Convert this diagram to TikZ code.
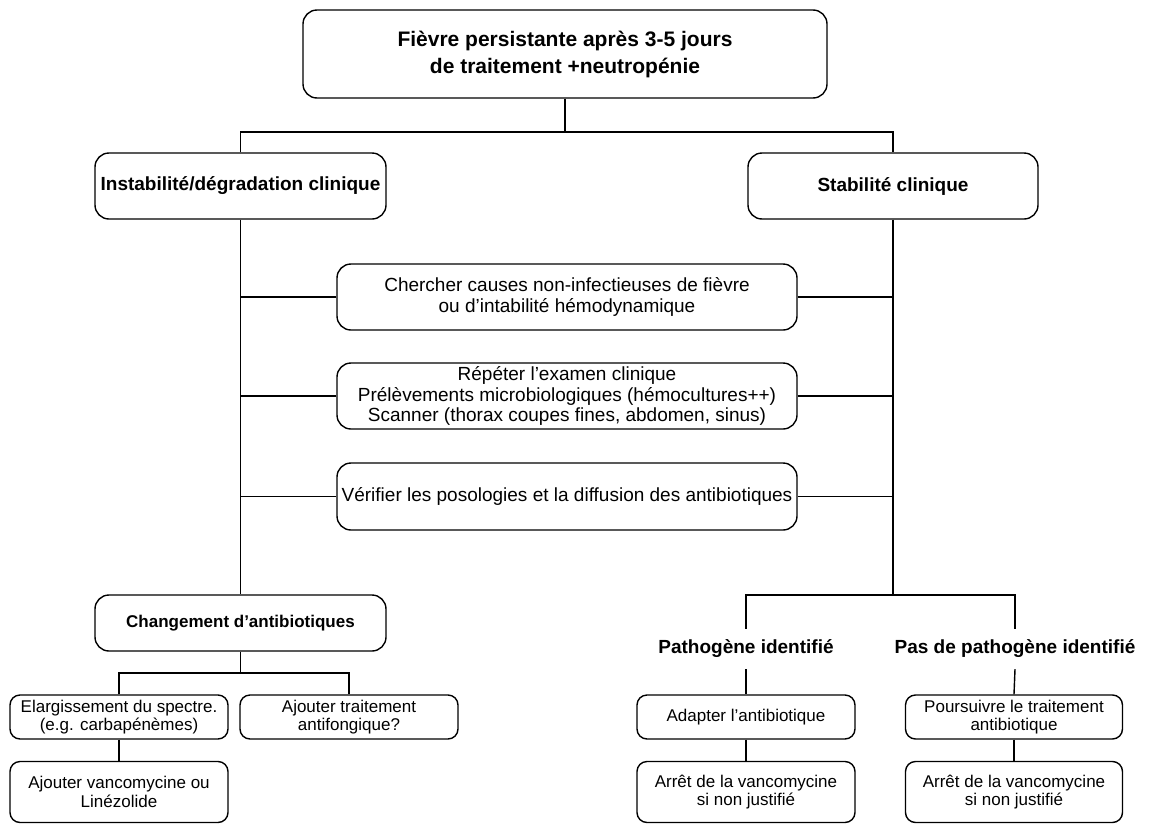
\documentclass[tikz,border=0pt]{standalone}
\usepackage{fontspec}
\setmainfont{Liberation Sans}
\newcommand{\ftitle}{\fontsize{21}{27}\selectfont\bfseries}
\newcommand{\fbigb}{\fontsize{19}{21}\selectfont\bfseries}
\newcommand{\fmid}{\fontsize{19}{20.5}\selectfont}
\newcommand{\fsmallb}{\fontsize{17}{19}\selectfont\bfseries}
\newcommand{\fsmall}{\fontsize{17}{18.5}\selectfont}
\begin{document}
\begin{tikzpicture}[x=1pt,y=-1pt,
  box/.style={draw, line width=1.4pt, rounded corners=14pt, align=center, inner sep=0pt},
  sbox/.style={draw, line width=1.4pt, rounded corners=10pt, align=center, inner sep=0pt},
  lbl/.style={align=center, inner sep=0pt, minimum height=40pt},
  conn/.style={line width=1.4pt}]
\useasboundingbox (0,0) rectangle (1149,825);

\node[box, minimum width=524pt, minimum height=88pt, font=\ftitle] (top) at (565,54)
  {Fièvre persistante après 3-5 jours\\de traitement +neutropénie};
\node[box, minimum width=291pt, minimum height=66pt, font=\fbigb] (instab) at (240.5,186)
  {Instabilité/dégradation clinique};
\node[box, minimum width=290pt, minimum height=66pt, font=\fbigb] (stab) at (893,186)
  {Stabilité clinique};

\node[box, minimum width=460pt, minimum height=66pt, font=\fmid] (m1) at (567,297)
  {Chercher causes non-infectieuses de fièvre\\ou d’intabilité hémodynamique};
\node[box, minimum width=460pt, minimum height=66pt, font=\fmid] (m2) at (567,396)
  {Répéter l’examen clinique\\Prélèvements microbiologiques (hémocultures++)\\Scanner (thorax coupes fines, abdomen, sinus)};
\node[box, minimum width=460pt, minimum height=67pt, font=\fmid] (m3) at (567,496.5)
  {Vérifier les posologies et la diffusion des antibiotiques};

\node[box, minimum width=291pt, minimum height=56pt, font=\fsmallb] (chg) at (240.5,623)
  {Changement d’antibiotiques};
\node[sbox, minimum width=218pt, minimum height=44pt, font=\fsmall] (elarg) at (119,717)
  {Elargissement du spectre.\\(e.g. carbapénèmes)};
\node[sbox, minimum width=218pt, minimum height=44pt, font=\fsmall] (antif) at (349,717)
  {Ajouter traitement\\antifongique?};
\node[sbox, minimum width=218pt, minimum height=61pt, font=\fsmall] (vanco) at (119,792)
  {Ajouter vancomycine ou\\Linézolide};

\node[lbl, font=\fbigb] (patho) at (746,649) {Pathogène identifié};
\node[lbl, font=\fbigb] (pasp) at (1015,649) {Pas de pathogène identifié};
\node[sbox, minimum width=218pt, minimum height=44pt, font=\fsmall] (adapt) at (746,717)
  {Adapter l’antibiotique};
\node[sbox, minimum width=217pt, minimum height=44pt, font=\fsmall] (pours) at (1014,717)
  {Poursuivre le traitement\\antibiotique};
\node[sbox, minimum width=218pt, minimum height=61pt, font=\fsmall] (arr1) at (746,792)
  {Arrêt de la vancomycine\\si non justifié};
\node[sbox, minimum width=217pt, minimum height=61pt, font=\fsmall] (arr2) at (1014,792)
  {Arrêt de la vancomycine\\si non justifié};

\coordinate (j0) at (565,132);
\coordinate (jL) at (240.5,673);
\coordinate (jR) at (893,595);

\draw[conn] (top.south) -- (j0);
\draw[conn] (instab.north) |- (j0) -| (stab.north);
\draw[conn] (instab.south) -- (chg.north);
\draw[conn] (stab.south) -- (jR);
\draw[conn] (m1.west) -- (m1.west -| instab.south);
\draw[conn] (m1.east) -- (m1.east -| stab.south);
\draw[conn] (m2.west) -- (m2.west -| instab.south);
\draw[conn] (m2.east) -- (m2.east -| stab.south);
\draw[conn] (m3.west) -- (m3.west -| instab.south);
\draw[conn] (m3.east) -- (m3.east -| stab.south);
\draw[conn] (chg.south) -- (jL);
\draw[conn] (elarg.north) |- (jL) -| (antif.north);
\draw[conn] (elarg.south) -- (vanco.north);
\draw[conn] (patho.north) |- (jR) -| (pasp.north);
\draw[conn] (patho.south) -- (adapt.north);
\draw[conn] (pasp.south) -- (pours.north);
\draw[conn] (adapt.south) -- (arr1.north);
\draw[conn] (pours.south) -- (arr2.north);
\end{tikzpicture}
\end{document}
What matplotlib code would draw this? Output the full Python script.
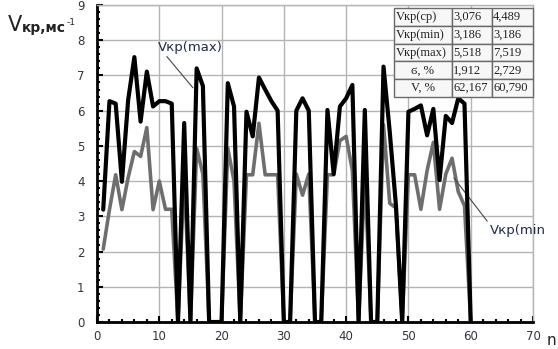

--- Task to carry out ---
Please write out all of the material above without changing a word, and omit any pictures.

--- Response to this exercise ---
Convert this diagram to TikZ code.
\documentclass[tikz,border=0pt]{standalone}
\usepackage{fontspec}
\setmainfont{Liberation Sans}
\newcommand{\ftitle}{\fontsize{21}{27}\selectfont\bfseries}
\newcommand{\fbigb}{\fontsize{19}{21}\selectfont\bfseries}
\newcommand{\fmid}{\fontsize{19}{20.5}\selectfont}
\newcommand{\fsmallb}{\fontsize{17}{19}\selectfont\bfseries}
\newcommand{\fsmall}{\fontsize{17}{18.5}\selectfont}
\begin{document}
\begin{tikzpicture}[x=1pt,y=-1pt,
  box/.style={draw, line width=1.4pt, rounded corners=14pt, align=center, inner sep=0pt},
  sbox/.style={draw, line width=1.4pt, rounded corners=10pt, align=center, inner sep=0pt},
  lbl/.style={align=center, inner sep=0pt, minimum height=40pt},
  conn/.style={line width=1.4pt}]
\useasboundingbox (0,0) rectangle (1149,825);

\node[box, minimum width=524pt, minimum height=88pt, font=\ftitle] (top) at (565,54)
  {Fièvre persistante après 3-5 jours\\de traitement +neutropénie};
\node[box, minimum width=291pt, minimum height=66pt, font=\fbigb] (instab) at (240.5,186)
  {Instabilité/dégradation clinique};
\node[box, minimum width=290pt, minimum height=66pt, font=\fbigb] (stab) at (893,186)
  {Stabilité clinique};

\node[box, minimum width=460pt, minimum height=66pt, font=\fmid] (m1) at (567,297)
  {Chercher causes non-infectieuses de fièvre\\ou d’intabilité hémodynamique};
\node[box, minimum width=460pt, minimum height=66pt, font=\fmid] (m2) at (567,396)
  {Répéter l’examen clinique\\Prélèvements microbiologiques (hémocultures++)\\Scanner (thorax coupes fines, abdomen, sinus)};
\node[box, minimum width=460pt, minimum height=67pt, font=\fmid] (m3) at (567,496.5)
  {Vérifier les posologies et la diffusion des antibiotiques};

\node[box, minimum width=291pt, minimum height=56pt, font=\fsmallb] (chg) at (240.5,623)
  {Changement d’antibiotiques};
\node[sbox, minimum width=218pt, minimum height=44pt, font=\fsmall] (elarg) at (119,717)
  {Elargissement du spectre.\\(e.g. carbapénèmes)};
\node[sbox, minimum width=218pt, minimum height=44pt, font=\fsmall] (antif) at (349,717)
  {Ajouter traitement\\antifongique?};
\node[sbox, minimum width=218pt, minimum height=61pt, font=\fsmall] (vanco) at (119,792)
  {Ajouter vancomycine ou\\Linézolide};

\node[lbl, font=\fbigb] (patho) at (746,649) {Pathogène identifié};
\node[lbl, font=\fbigb] (pasp) at (1015,649) {Pas de pathogène identifié};
\node[sbox, minimum width=218pt, minimum height=44pt, font=\fsmall] (adapt) at (746,717)
  {Adapter l’antibiotique};
\node[sbox, minimum width=217pt, minimum height=44pt, font=\fsmall] (pours) at (1014,717)
  {Poursuivre le traitement\\antibiotique};
\node[sbox, minimum width=218pt, minimum height=61pt, font=\fsmall] (arr1) at (746,792)
  {Arrêt de la vancomycine\\si non justifié};
\node[sbox, minimum width=217pt, minimum height=61pt, font=\fsmall] (arr2) at (1014,792)
  {Arrêt de la vancomycine\\si non justifié};

\coordinate (j0) at (565,132);
\coordinate (jL) at (240.5,673);
\coordinate (jR) at (893,595);

\draw[conn] (top.south) -- (j0);
\draw[conn] (instab.north) |- (j0) -| (stab.north);
\draw[conn] (instab.south) -- (chg.north);
\draw[conn] (stab.south) -- (jR);
\draw[conn] (m1.west) -- (m1.west -| instab.south);
\draw[conn] (m1.east) -- (m1.east -| stab.south);
\draw[conn] (m2.west) -- (m2.west -| instab.south);
\draw[conn] (m2.east) -- (m2.east -| stab.south);
\draw[conn] (m3.west) -- (m3.west -| instab.south);
\draw[conn] (m3.east) -- (m3.east -| stab.south);
\draw[conn] (chg.south) -- (jL);
\draw[conn] (elarg.north) |- (jL) -| (antif.north);
\draw[conn] (elarg.south) -- (vanco.north);
\draw[conn] (patho.north) |- (jR) -| (pasp.north);
\draw[conn] (patho.south) -- (adapt.north);
\draw[conn] (pasp.south) -- (pours.north);
\draw[conn] (adapt.south) -- (arr1.north);
\draw[conn] (pours.south) -- (arr2.north);
\end{tikzpicture}
\end{document}
What matplotlib code would draw this? Output the full Python script.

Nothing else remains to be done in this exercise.